Review by Ian Keogh
As seen in the sample art, when he’s a young child Brandt’s grandfather takes him into the woods near the family home and asks that they meet under a particular tree ten years to the day after he dies. Something resonates within Brandt, as many years later he flies back to Japan to fulfil that appointment.
Bobby Curnow’s concept of a ghost tree is novel, both comforting and spooky, a special tree where ghosts gather, yet remain unseen to all but a single person each generation. That person can talk with the ghosts, and Curnow explains the seductive allure of these conversations via the now dead grandfather regretting the amount of time he spent doing so while neglecting his wife. It coincides with Brandt experiencing his own marital problems and uncertain about what he wants from life, and that’s even before he meets the ghost of his teenage love.
Simon Gane’s art is deceptively special, at first glance seeming blocky and unsuited to a story of buried passion, but closer inspection reveals an understated way with people and their expressions, a lot told by small glances and turns of the head. Few people in Ghost Tree are happy, and Gane’s illustrations perfectly capture the melancholy mood, helped greatly by Ian Herring and Becka Kinzie mixing Earth tones with grey for the colouring, creating a muted environment that reflects the sadness.
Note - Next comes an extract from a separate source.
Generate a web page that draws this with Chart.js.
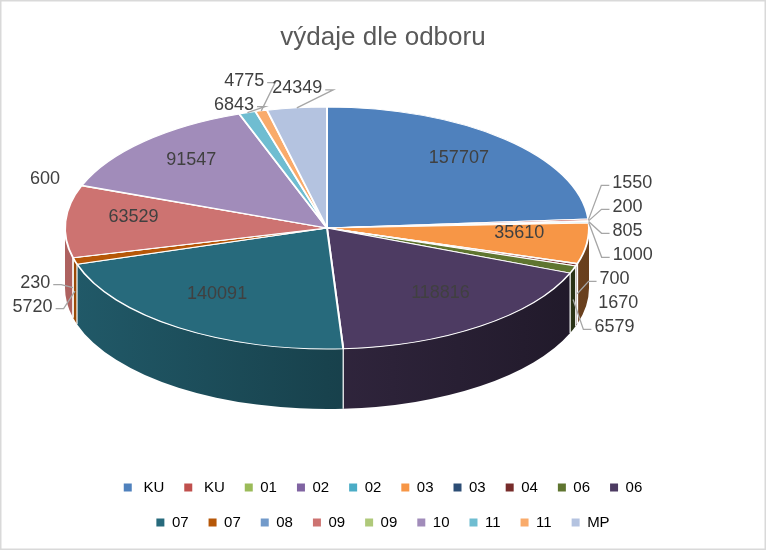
<!DOCTYPE html>
<html>
<head>
<meta charset="utf-8">
<title>výdaje dle odboru</title>
<script src="https://cdn.jsdelivr.net/npm/chart.js@4.4.0/dist/chart.umd.min.js"></script>
<style>
  body { margin: 0; background: #fff; }
</style>
</head>
<body>
<canvas id="myChart" width="766" height="550"></canvas>
<script>
const labels = [" KU", " KU", "01", "02", "02", "03", "03", "04", "06", "06", "07", "07", "08", "09", "09", "10", "11", "11", "MP"];
const values = [157707, 1550, 200, 805, 1000, 35610, 700, 1670, 6579, 118816, 140091, 5720, 230, 63529, 600, 91547, 6843, 4775, 24349];
const sliceColors = ["#4f81bd", "#c0504d", "#9bbb59", "#8064a2", "#4bacc6", "#f79646", "#2c4d75", "#772c2a", "#5f7530", "#4d3b62", "#276a7c", "#b65708", "#729aca", "#cd7371", "#afc97a", "#a18cba", "#6fbdd1", "#f9ab6b", "#b4c3e0"];

// where the tilted pie sits on the page
const CX = 327, CY = 228, RX = 262, RY = 121, DEPTH = 60;
const FONT = "'Liberation Sans', Arial, sans-serif";

function shade(hex, f) {
  const n = parseInt(hex.slice(1), 16);
  const r = Math.round(((n >> 16) & 255) * f);
  const g = Math.round(((n >> 8) & 255) * f);
  const b = Math.round((n & 255) * f);
  return "rgb(" + r + "," + g + "," + b + ")";
}

function drawWalls(chart) {
  const ctx = chart.ctx;
  const arcs = chart.getDatasetMeta(0).data;
  arcs.forEach((arc, i) => {
    const a1 = Math.max(arc.startAngle, 0);
    const a2 = Math.min(arc.endAngle, Math.PI);
    if (a2 <= a1) return;
    const g = ctx.createLinearGradient(CX - RX, 0, CX + RX, 0);
    g.addColorStop(0, shade(sliceColors[i], 0.85));
    g.addColorStop(0.5, shade(sliceColors[i], 0.62));
    g.addColorStop(1, shade(sliceColors[i], 0.42));
    ctx.beginPath();
    ctx.ellipse(CX, CY, RX, RY, 0, a1, a2);
    ctx.lineTo(CX + RX * Math.cos(a2), CY + DEPTH + RY * Math.sin(a2));
    ctx.ellipse(CX, CY + DEPTH, RX, RY, 0, a2, a1, true);
    ctx.closePath();
    ctx.fillStyle = g;
    ctx.fill();
  });
  // white seams between the slices on the side
  ctx.strokeStyle = "#fff";
  ctx.lineWidth = 1.2;
  arcs.forEach((arc) => {
    const a = arc.startAngle;
    if (a <= 0 || a >= Math.PI) return;
    ctx.beginPath();
    ctx.moveTo(CX + RX * Math.cos(a), CY + RY * Math.sin(a));
    ctx.lineTo(CX + RX * Math.cos(a), CY + DEPTH + RY * Math.sin(a));
    ctx.stroke();
  });
}

function drawLabels(chart) {
  const ctx = chart.ctx;
  const arcs = chart.getDatasetMeta(0).data;
  const total = values.reduce((a, b) => a + b, 0);
  ctx.save();
  ctx.font = "18px " + FONT;
  ctx.textAlign = "center";
  ctx.textBaseline = "middle";
  ctx.fillStyle = "#404040";
  const outside = [];
  arcs.forEach((arc, i) => {
    const mid = (arc.startAngle + arc.endAngle) / 2;
    const c = Math.cos(mid), s = Math.sin(mid);
    const text = String(values[i]);
    if (values[i] / total > 0.05) {
      ctx.fillText(text, CX + RX * 0.74 * c, CY + RY * 0.72 * s - 6);
      return;
    }
    const w = ctx.measureText(text).width, h = 24;
    const front = s > 0 ? DEPTH * 0.5 : 0;
    const ax = CX + RX * c, ay = CY + RY * s + front;
    const x = ax + c * (24 + w / 2), y = ay + s * (8 + h / 2);
    outside.push({ text, w, h, c, ax, ay, x, y, x0: x, y0: y });
  });

  // push overlapping labels apart, keeping their original order
  for (let it = 0; it < 300; it++) {
    for (let i = 0; i < outside.length; i++) {
      for (let j = i + 1; j < outside.length; j++) {
        const p = outside[i], q = outside[j];
        const ox = (p.w + q.w) / 2 + 8 - Math.abs(p.x - q.x);
        const oy = (p.h + q.h) / 2 - Math.abs(p.y - q.y);
        if (ox > 0 && oy > 0) {
          if (ox < oy) {
            const d = (p.x0 <= q.x0 ? -1 : 1) * ox / 2;
            p.x += d; q.x -= d;
          } else {
            const d = (p.y0 <= q.y0 ? -1 : 1) * oy / 2;
            p.y += d; q.y -= d;
          }
        }
      }
    }
  }

  ctx.strokeStyle = "#a6a6a6";
  ctx.lineWidth = 1.3;
  outside.forEach((p) => {
    if (Math.hypot(p.x - p.x0, p.y - p.y0) > 6) {
      const ex = p.c >= 0 ? p.x - p.w / 2 - 3 : p.x + p.w / 2 + 3;
      ctx.beginPath();
      ctx.moveTo(p.ax, p.ay);
      ctx.lineTo(p.c >= 0 ? ex - 8 : ex + 8, p.y + 2);
      ctx.lineTo(ex, p.y + 2);
      ctx.stroke();
    }
    ctx.fillText(p.text, p.x, p.y);
  });
  ctx.restore();
}

const pie3d = {
  id: "pie3d",
  beforeDatasetsDraw(chart) {
    const arc = chart.getDatasetMeta(0).data[0];
    drawWalls(chart);
    const ctx = chart.ctx;
    const s = RX / arc.outerRadius;
    ctx.save();
    ctx.translate(CX, CY);
    ctx.scale(s, s * RY / RX);
    ctx.translate(-arc.x, -arc.y);
  },
  afterDatasetsDraw(chart) {
    chart.ctx.restore();
    drawLabels(chart);
  },
  afterDraw(chart) {
    const ctx = chart.ctx;
    ctx.save();
    ctx.strokeStyle = "#d9d9d9";
    ctx.lineWidth = 1.5;
    ctx.strokeRect(0.75, 0.75, chart.width - 1.5, chart.height - 1.5);
    ctx.restore();
  }
};

new Chart("myChart", {
  type: "pie",
  data: {
    labels: labels,
    datasets: [
      {
        data: values,
        backgroundColor: sliceColors,
        borderColor: "#ffffff",
        borderWidth: 2,
        hoverOffset: 0,
        clip: false,
      },
    ],
  },
  options: {
    responsive: false,
    animation: false,
    events: [],
    radius: RX,
    layout: { padding: { top: 8, bottom: 10, left: 90, right: 90 } },
    plugins: {
      title: {
        display: true,
        text: "výdaje dle odboru",
        color: "#595959",
        font: { family: FONT, size: 26, weight: "normal" },
        padding: { top: 14, bottom: 10 },
      },
      legend: {
        position: "bottom",
        labels: {
          boxWidth: 8,
          boxHeight: 8,
          padding: 20,
          color: "#595959",
          font: { family: FONT, size: 15 },
          generateLabels: () =>
            labels.map((text, i) => ({
              text: text,
              fillStyle: sliceColors[i],
              strokeStyle: sliceColors[i],
              lineWidth: 0,
              hidden: false,
              index: i,
            })),
        },
      },
      tooltip: { enabled: false },
    },
  },
  plugins: [pie3d],
});
</script>
</body>
</html>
Strangely, considering Ghost Tree is all about the supernatural, Curnow creating something more than emotional conflict from his mystical realism appears to be an option sapping the plot’s strengths, but he adroitly steers that away from any expectation. Where it heads instead ties into what’s been established, and neatly opens possibilities for Brandt. Will the supernatural prove more seductive than reality as it has for others?
An unusual sensitivity, an understanding of loss, and a continuing dramatic tension sweep through Ghost Tree, maintained all the way to the final few pages featuring a succession of surprises beautifully dropped in. It may be that dashing the sentimentality with a dose of realism during those pages won’t be what some readers want, but it acknowledges how things are in preference to how some might want them to be. Sometimes the damage already done cannot be repaired. Ghost Tree was nominated for an Eisner Award in 2020, and that’ll be no surprise to anyone who’s read it.